● **Task instructions**
Output the lines exactly, from the one where "Write a Python" appears through the one where "n_bins = 149" appears. Images are left out.

● **Data to use**
'''

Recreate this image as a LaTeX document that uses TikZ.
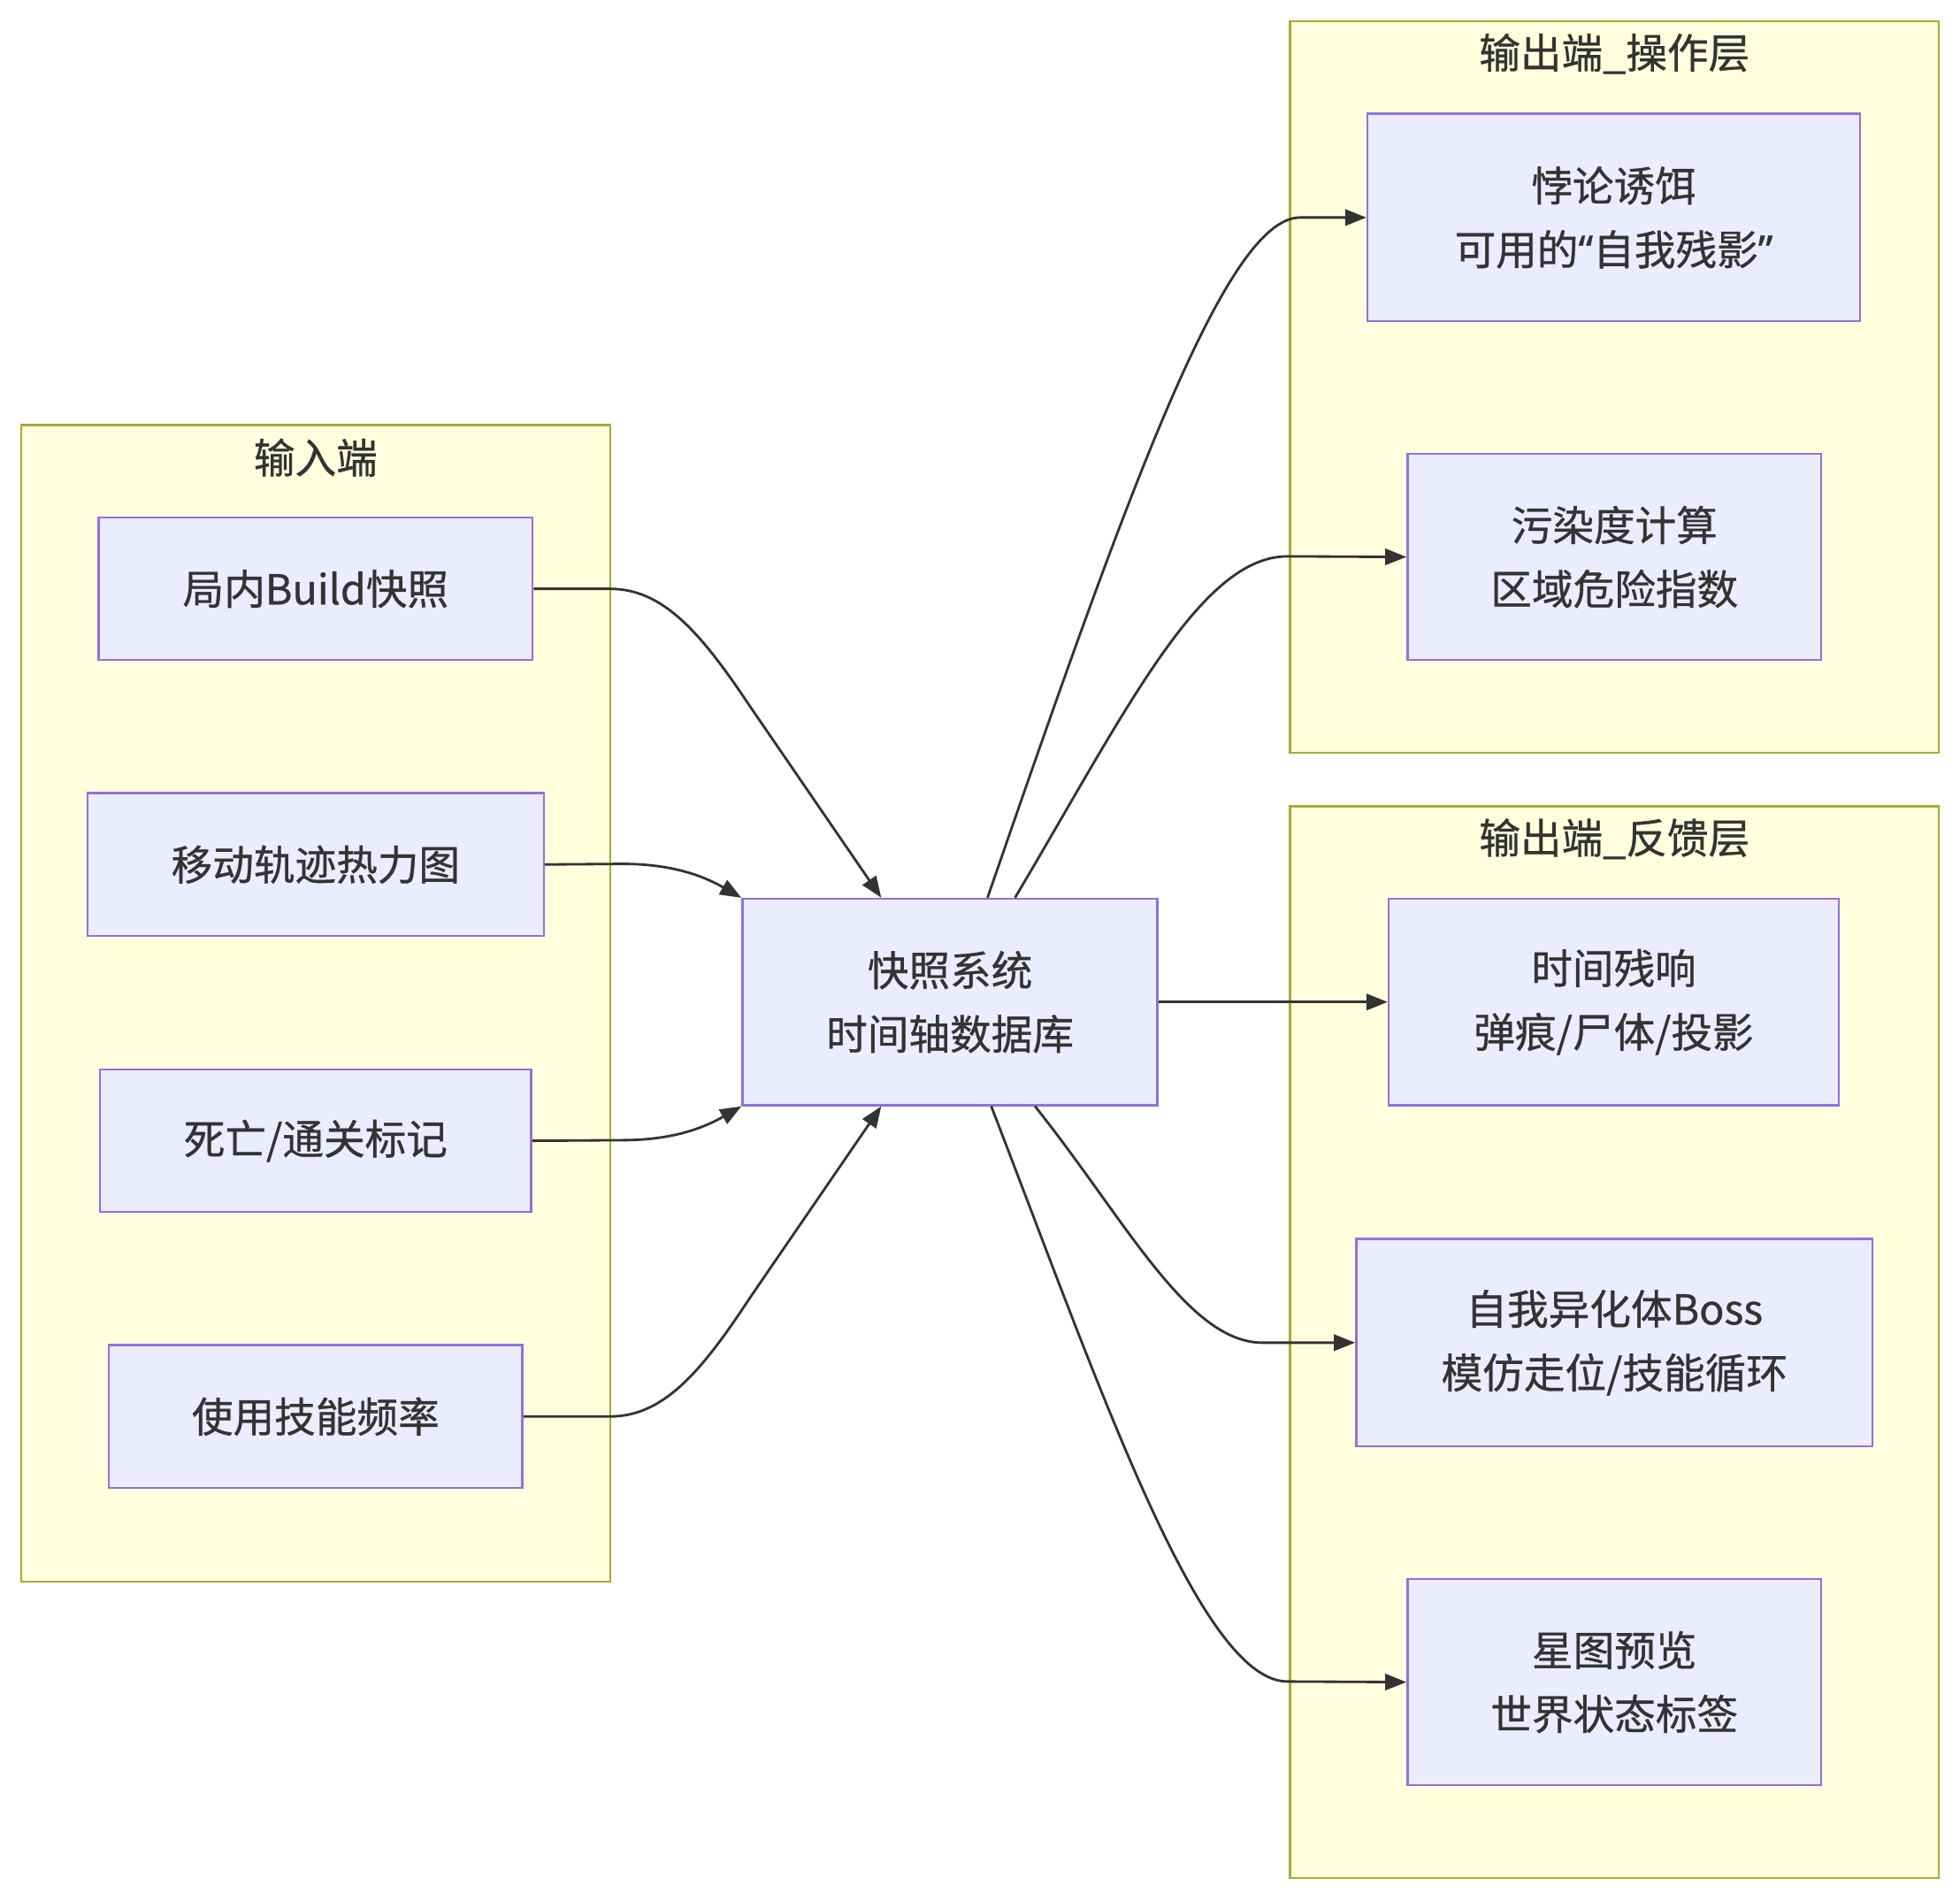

'''
'''

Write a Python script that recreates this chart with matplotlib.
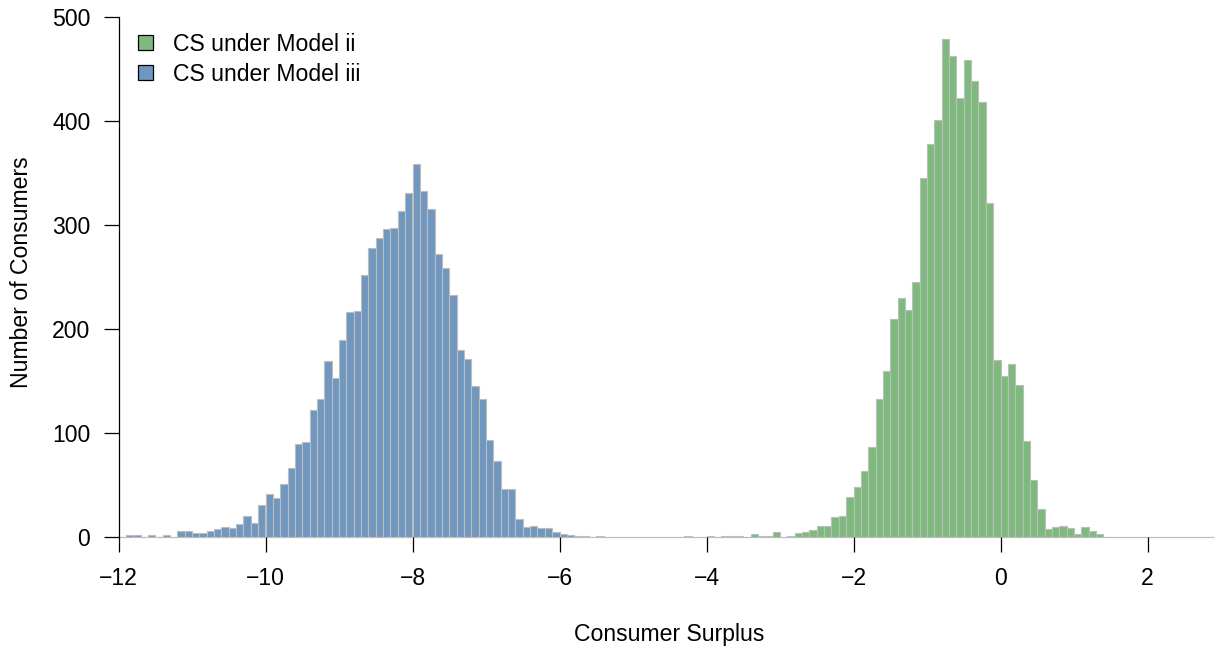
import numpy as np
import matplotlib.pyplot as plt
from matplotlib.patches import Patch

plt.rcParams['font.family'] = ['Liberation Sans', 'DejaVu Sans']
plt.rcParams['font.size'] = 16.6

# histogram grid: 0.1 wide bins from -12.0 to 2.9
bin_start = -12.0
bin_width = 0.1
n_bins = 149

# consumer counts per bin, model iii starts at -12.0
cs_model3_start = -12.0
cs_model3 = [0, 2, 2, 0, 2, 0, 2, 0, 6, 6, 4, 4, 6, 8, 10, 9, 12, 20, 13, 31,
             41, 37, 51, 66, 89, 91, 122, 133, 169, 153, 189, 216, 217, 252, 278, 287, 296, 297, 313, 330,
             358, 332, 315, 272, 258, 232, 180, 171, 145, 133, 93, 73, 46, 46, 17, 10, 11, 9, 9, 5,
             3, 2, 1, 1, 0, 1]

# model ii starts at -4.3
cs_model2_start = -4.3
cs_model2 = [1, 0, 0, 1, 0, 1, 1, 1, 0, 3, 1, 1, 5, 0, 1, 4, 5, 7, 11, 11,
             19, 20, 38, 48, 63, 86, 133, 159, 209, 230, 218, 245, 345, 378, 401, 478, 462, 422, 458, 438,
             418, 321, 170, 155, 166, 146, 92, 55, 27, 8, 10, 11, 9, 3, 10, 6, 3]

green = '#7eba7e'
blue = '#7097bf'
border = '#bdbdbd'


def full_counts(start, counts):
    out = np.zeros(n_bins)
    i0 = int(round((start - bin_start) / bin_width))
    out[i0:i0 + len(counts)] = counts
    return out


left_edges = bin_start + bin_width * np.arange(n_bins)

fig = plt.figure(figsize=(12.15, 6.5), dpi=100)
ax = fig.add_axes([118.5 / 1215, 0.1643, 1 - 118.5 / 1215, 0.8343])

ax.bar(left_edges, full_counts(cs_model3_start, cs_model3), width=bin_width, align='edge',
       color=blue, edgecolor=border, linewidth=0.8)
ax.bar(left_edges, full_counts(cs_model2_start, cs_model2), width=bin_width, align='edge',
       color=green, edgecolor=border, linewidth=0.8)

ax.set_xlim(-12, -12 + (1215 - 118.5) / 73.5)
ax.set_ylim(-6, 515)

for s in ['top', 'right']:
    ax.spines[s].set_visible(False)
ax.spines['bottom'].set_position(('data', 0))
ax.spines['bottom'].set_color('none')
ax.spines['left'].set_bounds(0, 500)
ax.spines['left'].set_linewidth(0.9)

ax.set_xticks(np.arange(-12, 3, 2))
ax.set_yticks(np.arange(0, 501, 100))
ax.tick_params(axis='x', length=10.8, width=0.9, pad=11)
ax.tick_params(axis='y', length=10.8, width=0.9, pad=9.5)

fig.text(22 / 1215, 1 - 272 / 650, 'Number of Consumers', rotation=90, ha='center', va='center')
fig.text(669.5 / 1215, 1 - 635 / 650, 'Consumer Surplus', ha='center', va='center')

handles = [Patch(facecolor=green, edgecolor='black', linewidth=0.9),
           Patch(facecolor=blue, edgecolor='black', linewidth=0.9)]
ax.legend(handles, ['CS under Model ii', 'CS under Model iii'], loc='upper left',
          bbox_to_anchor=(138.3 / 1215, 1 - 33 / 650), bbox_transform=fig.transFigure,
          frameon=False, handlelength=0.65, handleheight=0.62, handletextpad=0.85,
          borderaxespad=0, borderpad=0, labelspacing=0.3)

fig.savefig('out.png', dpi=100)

'''
'''

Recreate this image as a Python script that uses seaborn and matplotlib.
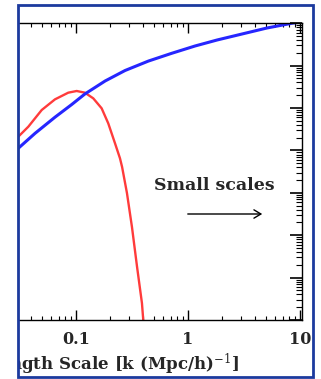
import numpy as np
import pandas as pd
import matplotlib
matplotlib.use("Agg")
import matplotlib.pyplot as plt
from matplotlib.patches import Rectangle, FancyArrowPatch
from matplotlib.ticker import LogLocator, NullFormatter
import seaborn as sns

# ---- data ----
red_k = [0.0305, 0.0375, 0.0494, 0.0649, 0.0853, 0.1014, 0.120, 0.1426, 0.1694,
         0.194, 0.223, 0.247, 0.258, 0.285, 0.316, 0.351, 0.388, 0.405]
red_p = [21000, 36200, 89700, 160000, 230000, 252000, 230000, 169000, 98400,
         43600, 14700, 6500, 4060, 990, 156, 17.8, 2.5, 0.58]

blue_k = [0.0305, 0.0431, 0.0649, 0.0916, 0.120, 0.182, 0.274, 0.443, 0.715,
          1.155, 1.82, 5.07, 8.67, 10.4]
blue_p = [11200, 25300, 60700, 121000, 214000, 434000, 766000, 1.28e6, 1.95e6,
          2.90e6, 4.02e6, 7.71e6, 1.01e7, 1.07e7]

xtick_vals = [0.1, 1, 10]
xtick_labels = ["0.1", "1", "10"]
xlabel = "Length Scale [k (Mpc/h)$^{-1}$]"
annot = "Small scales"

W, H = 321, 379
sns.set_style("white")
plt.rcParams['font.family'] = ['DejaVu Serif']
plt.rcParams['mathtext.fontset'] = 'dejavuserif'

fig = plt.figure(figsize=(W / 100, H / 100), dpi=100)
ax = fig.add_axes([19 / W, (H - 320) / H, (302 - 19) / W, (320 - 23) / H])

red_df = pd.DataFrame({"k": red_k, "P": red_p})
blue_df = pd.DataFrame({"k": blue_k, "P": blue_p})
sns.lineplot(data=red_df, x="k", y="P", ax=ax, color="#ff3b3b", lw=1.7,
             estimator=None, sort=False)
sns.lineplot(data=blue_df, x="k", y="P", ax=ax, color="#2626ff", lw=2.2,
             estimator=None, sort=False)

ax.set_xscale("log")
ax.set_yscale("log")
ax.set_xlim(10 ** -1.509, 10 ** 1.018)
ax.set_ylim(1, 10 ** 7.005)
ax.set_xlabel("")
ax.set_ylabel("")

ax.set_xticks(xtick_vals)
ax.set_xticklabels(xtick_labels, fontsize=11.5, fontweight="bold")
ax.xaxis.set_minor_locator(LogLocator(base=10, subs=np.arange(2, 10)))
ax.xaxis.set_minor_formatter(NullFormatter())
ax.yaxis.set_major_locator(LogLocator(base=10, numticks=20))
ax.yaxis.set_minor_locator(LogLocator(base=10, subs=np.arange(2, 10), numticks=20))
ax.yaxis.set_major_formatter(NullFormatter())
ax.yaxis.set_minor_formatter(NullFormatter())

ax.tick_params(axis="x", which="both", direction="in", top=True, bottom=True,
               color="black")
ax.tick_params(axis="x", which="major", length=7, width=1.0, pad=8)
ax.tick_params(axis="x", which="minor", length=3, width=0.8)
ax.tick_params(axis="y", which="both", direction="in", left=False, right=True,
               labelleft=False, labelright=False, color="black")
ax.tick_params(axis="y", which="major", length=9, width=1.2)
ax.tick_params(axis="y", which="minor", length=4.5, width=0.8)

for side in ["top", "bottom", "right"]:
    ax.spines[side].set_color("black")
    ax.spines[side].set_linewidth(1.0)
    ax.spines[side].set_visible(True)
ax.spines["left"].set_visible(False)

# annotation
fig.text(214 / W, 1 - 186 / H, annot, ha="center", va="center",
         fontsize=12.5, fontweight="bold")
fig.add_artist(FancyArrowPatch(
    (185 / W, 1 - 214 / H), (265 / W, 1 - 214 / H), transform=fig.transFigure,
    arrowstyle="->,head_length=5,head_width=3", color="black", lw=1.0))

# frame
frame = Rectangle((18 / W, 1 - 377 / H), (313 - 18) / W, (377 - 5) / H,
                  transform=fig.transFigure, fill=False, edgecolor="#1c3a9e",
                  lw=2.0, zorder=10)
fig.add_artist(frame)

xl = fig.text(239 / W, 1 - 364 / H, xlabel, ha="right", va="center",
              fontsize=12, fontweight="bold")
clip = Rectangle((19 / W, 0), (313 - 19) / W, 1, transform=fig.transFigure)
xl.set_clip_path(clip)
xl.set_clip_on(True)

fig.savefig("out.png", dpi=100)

'''

● **Reply**
Write a Python script that recreates this chart with matplotlib.
import numpy as np
import matplotlib.pyplot as plt
from matplotlib.patches import Patch

plt.rcParams['font.family'] = ['Liberation Sans', 'DejaVu Sans']
plt.rcParams['font.size'] = 16.6

# histogram grid: 0.1 wide bins from -12.0 to 2.9
bin_start = -12.0
bin_width = 0.1
n_bins = 149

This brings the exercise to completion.